ML training sets: Use OQMD for formation energy prediction. Consistency is the point. Supplement with MP for broader property coverage per entry. Pull from AFLOW when you need alloy and intermetallic coverage at scale. For 2D materials or vdW-sensitive properties, JARVIS is the only open option at meaningful scale.

Thermodynamics and phase diagrams: MP’s phase diagram tooling (pymatgen’s PhaseDiagram, the convex hull utilities) is the most complete. OQMD’s formation energy consistency makes it the better ground truth for cross-database benchmarking.

Functional materials screening: JARVIS for topological, solar cell efficiency, and 2D materials. MP for defects, surfaces, and a wider general property space. AFLOW for systematic coverage of prototype structures across large composition spaces.

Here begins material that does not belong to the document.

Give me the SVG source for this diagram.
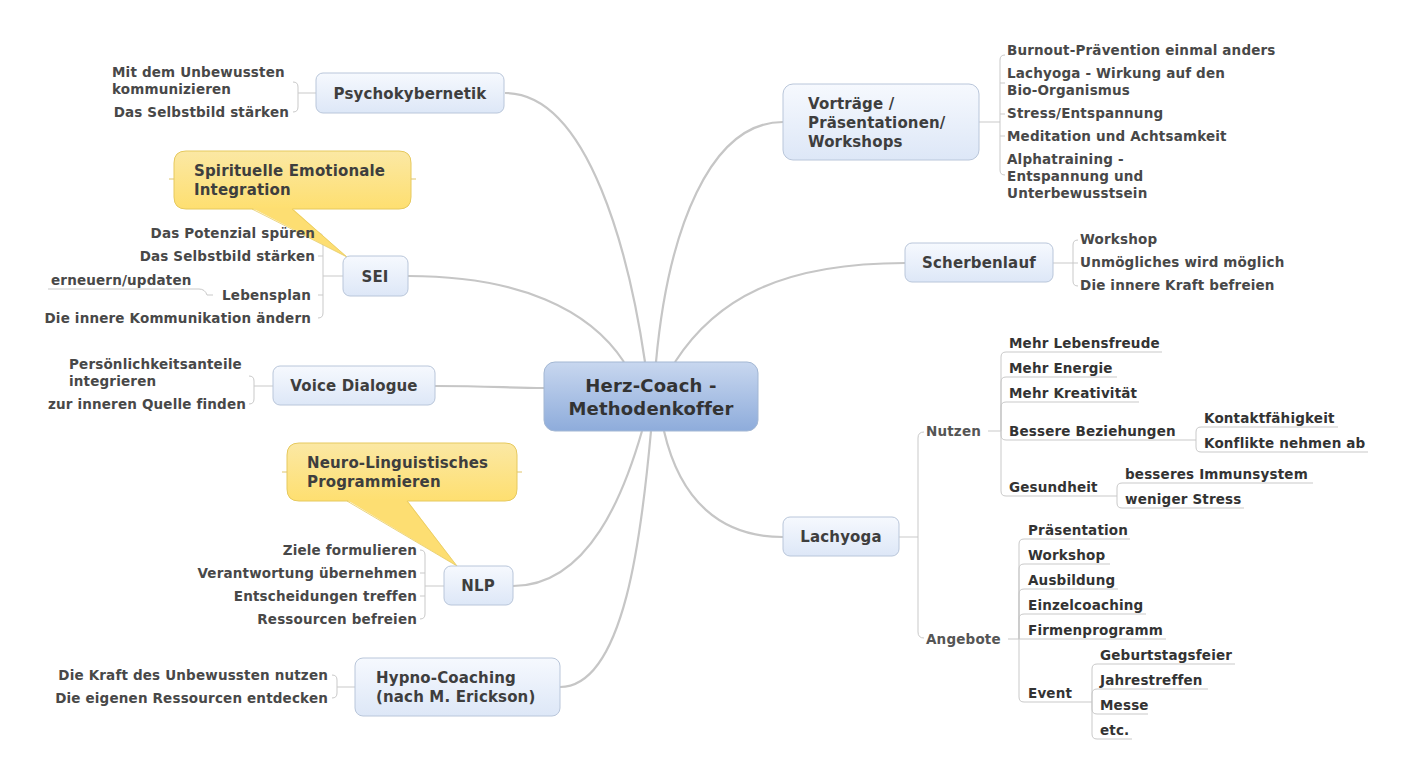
<svg xmlns="http://www.w3.org/2000/svg" width="1411" height="782" viewBox="0 0 1411 782">
<defs>
<linearGradient id="gTopic" x1="0" y1="0" x2="0" y2="1"><stop offset="0" stop-color="#f6f9fe"/><stop offset="1" stop-color="#dde7f7"/></linearGradient>
<linearGradient id="gCenter" x1="0" y1="0" x2="0" y2="1"><stop offset="0" stop-color="#c8d7ef"/><stop offset="1" stop-color="#8eacdb"/></linearGradient>
<linearGradient id="gCall" x1="0" y1="0" x2="0" y2="1"><stop offset="0" stop-color="#fbe8a4"/><stop offset="1" stop-color="#fedf70"/></linearGradient>
<style>
text{font-family:"DejaVu Sans",Verdana,sans-serif;font-weight:bold}
.tr{fill:url(#gTopic);stroke:#b9c6da;stroke-width:1}
.tt{font-size:15px;fill:#3e3e3e;letter-spacing:0.15px}
.ct{font-size:18px;fill:#333;text-anchor:middle;letter-spacing:0.2px}
.lf{font-size:13.5px;fill:#484848;letter-spacing:0.17px}
.ul{font-size:13.5px;fill:#333;letter-spacing:0.17px}
.g{fill:#555}
.e{text-anchor:end}
.m{text-anchor:middle}
.main{fill:none;stroke:#c6c6c6;stroke-width:2.2}
.br{fill:none;stroke:#c9c9c9;stroke-width:1}
.call{fill:url(#gCall);stroke:#e6c95e;stroke-width:1}
.ptr{fill:#fdde72;stroke:none}
</style>
</defs>
<rect width="1411" height="782" fill="#fff"/>

<g id="connectors">
<path class="main" d="M505,93 C590,93 630,260 645,362"/>
<path class="main" d="M408,276 C520,276 590,310 624,362"/>
<path class="main" d="M435,386 C490,386 510,388 544,388"/>
<path class="main" d="M513,586 C590,586 625,490 642,431"/>
<path class="main" d="M560,687 C625,687 642,530 651,431"/>
<path class="main" d="M783,122 C710,122 668,230 656,362"/>
<path class="main" d="M905,263 C780,263 715,300 675,362"/>
<path class="main" d="M783,537 C720,537 680,500 664,431"/>

<path class="br" d="M316,93 H298 M293,82 Q298,82 298,87 V107 Q298,112 293,112"/>
<path class="br" d="M343,276 H323 M318,233 Q323,233 323,238 V313 Q323,318 318,318 M318,256 H323 M318,295 H323"/>
<path class="br" d="M48,289 H199 Q205,289 207,295 L213,295"/>
<path class="br" d="M273,386 H254 M249,376 Q254,376 254,381 V399 Q254,404 249,404"/>
<path class="br" d="M444,586 H425 M420,550 Q425,550 425,555 V614 Q425,619 420,619 M420,573 H425 M420,596 H425"/>
<path class="br" d="M355,687 H337 M332,675 Q337,675 337,680 V693 Q337,698 332,698"/>
<path class="br" d="M979,122 H1000 M1005,55 Q1000,55 1000,60 V170 Q1000,175 1005,175 M1000,83 H1005 M1000,114 H1005 M1000,136 H1005"/>
<path class="br" d="M1053,263 H1073 M1078,240 Q1073,240 1073,245 V281 Q1073,286 1078,286 M1073,263 H1078"/>
<path class="br" d="M899,537 H918 M924,432 Q918,432 918,438 V632 Q918,638 924,638"/>
<path class="br" d="M988,431 H1001
M1001,431 V357 Q1001,352 1006,352 H1162
M1001,431 V382 Q1001,377 1006,377 H1117
M1001,431 V407 Q1001,402 1006,402 H1139
M1001,431 V435 Q1001,440 1006,440 H1196
M1001,431 V491 Q1001,496 1006,496 H1117"/>
<path class="br" d="M1196,440 V432 Q1196,427 1201,427 H1338 M1196,440 V447 Q1196,452 1201,452 H1368"/>
<path class="br" d="M1117,496 V488 Q1117,483 1122,483 H1313 M1117,496 V503 Q1117,508 1122,508 H1244"/>
<path class="br" d="M1008,639 H1019
M1019,639 V544 Q1019,539 1024,539 H1130
M1019,639 V569 Q1019,564 1024,564 H1110
M1019,639 V594 Q1019,589 1024,589 H1118
M1019,639 V619 Q1019,614 1024,614 H1146
M1019,639 H1166
M1019,639 V697 Q1019,702 1024,702 H1092"/>
<path class="br" d="M1092,702 V669 Q1092,664 1097,664 H1235
M1092,702 V694 Q1092,689 1097,689 H1208
M1092,702 V709 Q1092,714 1097,714 H1148
M1092,702 V734 Q1092,739 1097,739 H1132"/>
</g>

<g id="center">
<rect x="544" y="362" width="214" height="69" rx="11" fill="url(#gCenter)" stroke="#a3b7d3"/>
<text class="ct" x="651" y="392">Herz-Coach -</text>
<text class="ct" x="651" y="415">Methodenkoffer</text>
</g>

<g id="psychokybernetik">
<rect class="tr" x="316" y="73" width="188" height="40" rx="7"/>
<text class="tt m" x="410" y="99">Psychokybernetik</text>
<text class="lf" x="112" y="77">Mit dem Unbewussten</text>
<text class="lf" x="112" y="94">kommunizieren</text>
<text class="lf e" x="289" y="117">Das Selbstbild stärken</text>
</g>

<g id="sei-callout">
<path class="call" d="M186,151 H399 Q411,151 411,163 V197 Q411,209 399,209 H186 Q174,209 174,197 V163 Q174,151 186,151 Z"/>
<path class="ptr" d="M252,208 L292,208 L347,257 Z"/>
<path d="M252,209 L347,257 L292,209" fill="none" stroke="#e6c95e" stroke-width="0.8"/>
<path d="M169,179 H174 M411,179 H416" stroke="#e0c56a" stroke-width="1"/>
<text class="tt" x="194" y="176">Spirituelle Emotionale</text>
<text class="tt" x="194" y="195">Integration</text>
</g>

<g id="sei">
<rect class="tr" x="343" y="256" width="65" height="40" rx="7"/>
<text class="tt m" x="375" y="282">SEI</text>
<text class="lf e" x="315" y="238">Das Potenzial spüren</text>
<text class="lf e" x="315" y="261">Das Selbstbild stärken</text>
<text class="lf e" x="311" y="300">Lebensplan</text>
<text class="lf e" x="311" y="323">Die innere Kommunikation ändern</text>
<text class="lf" x="51" y="285">erneuern/updaten</text>
</g>

<g id="voice-dialogue">
<rect class="tr" x="273" y="366" width="162" height="39" rx="7"/>
<text class="tt m" x="354" y="391">Voice Dialogue</text>
<text class="lf" x="69" y="369">Persönlichkeitsanteile</text>
<text class="lf" x="69" y="386">integrieren</text>
<text class="lf e" x="246" y="409">zur inneren Quelle finden</text>
</g>

<g id="nlp-callout">
<path class="call" d="M299,443 H505 Q517,443 517,455 V489 Q517,501 505,501 H299 Q287,501 287,489 V455 Q287,443 299,443 Z"/>
<path class="ptr" d="M347,500 L407,500 L457,566 Z"/>
<path d="M347,501 L457,566 L407,501" fill="none" stroke="#e6c95e" stroke-width="0.8"/>
<path d="M282,472 H287 M517,472 H522" stroke="#e0c56a" stroke-width="1"/>
<text class="tt" x="307" y="468">Neuro-Linguistisches</text>
<text class="tt" x="307" y="487">Programmieren</text>
</g>

<g id="nlp">
<rect class="tr" x="444" y="566" width="69" height="39" rx="7"/>
<text class="tt m" x="478" y="591">NLP</text>
<text class="lf e" x="417" y="555">Ziele formulieren</text>
<text class="lf e" x="417" y="578">Verantwortung übernehmen</text>
<text class="lf e" x="417" y="601">Entscheidungen treffen</text>
<text class="lf e" x="417" y="624">Ressourcen befreien</text>
</g>

<g id="hypno-coaching">
<rect class="tr" x="355" y="658" width="205" height="58" rx="8"/>
<text class="tt" x="376" y="683">Hypno-Coaching</text>
<text class="tt" x="376" y="702">(nach M. Erickson)</text>
<text class="lf e" x="328" y="680">Die Kraft des Unbewussten nutzen</text>
<text class="lf e" x="328" y="703">Die eigenen Ressourcen entdecken</text>
</g>

<g id="vortraege">
<rect class="tr" x="783" y="84" width="196" height="76" rx="10"/>
<text class="tt" x="808" y="109">Vorträge /</text>
<text class="tt" x="808" y="128">Präsentationen/</text>
<text class="tt" x="808" y="147">Workshops</text>
<text class="lf" x="1007" y="55">Burnout-Prävention einmal anders</text>
<text class="lf" x="1007" y="78">Lachyoga - Wirkung auf den</text>
<text class="lf" x="1007" y="95">Bio-Organismus</text>
<text class="lf" x="1007" y="118">Stress/Entspannung</text>
<text class="lf" x="1007" y="141">Meditation und Achtsamkeit</text>
<text class="lf" x="1007" y="164">Alphatraining -</text>
<text class="lf" x="1007" y="181">Entspannung und</text>
<text class="lf" x="1007" y="198">Unterbewusstsein</text>
</g>

<g id="scherbenlauf">
<rect class="tr" x="905" y="243" width="148" height="39" rx="7"/>
<text class="tt m" x="979" y="268">Scherbenlauf</text>
<text class="lf" x="1080" y="244">Workshop</text>
<text class="lf" x="1080" y="267">Unmögliches wird möglich</text>
<text class="lf" x="1080" y="290">Die innere Kraft befreien</text>
</g>

<g id="lachyoga">
<rect class="tr" x="783" y="517" width="116" height="39" rx="7"/>
<text class="tt m" x="841" y="542">Lachyoga</text>
</g>

<g id="nutzen">
<text class="lf g" x="926" y="436">Nutzen</text>
<text class="ul" x="1009" y="348">Mehr Lebensfreude</text>
<text class="ul" x="1009" y="373">Mehr Energie</text>
<text class="ul" x="1009" y="398">Mehr Kreativität</text>
<text class="ul" x="1009" y="436">Bessere Beziehungen</text>
<text class="ul" x="1204" y="423">Kontaktfähigkeit</text>
<text class="ul" x="1204" y="448">Konflikte nehmen ab</text>
<text class="ul" x="1009" y="492">Gesundheit</text>
<text class="ul" x="1125" y="479">besseres Immunsystem</text>
<text class="ul" x="1125" y="504">weniger Stress</text>
</g>

<g id="angebote">
<text class="lf g" x="926" y="644">Angebote</text>
<text class="ul" x="1028" y="535">Präsentation</text>
<text class="ul" x="1028" y="560">Workshop</text>
<text class="ul" x="1028" y="585">Ausbildung</text>
<text class="ul" x="1028" y="610">Einzelcoaching</text>
<text class="ul" x="1028" y="635">Firmenprogramm</text>
<text class="ul" x="1028" y="698">Event</text>
<text class="ul" x="1100" y="660">Geburtstagsfeier</text>
<text class="ul" x="1100" y="685">Jahrestreffen</text>
<text class="ul" x="1100" y="710">Messe</text>
<text class="ul" x="1100" y="735">etc.</text>
</g>
</svg>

Multi-database queries: Use OPTIMADE for structure matching and candidate filtering across providers. Pull properties from whichever database has the best coverage for your target property. Document which database and which version you used. Providers update datasets, and a query run today may return different results than the same query run six months from now.

The bottom line

Default to Materials Project. Add OQMD when formation energy consistency matters more than property variety. Pull from JARVIS for vdW systems, 2D materials, or topological properties. Use AFLOW for composition space coverage that MP doesn’t reach.

Provider disagreements on computed properties aren’t bugs. They’re information about where the underlying science is still unsettled. Build pipelines that surface those disagreements rather than hide them.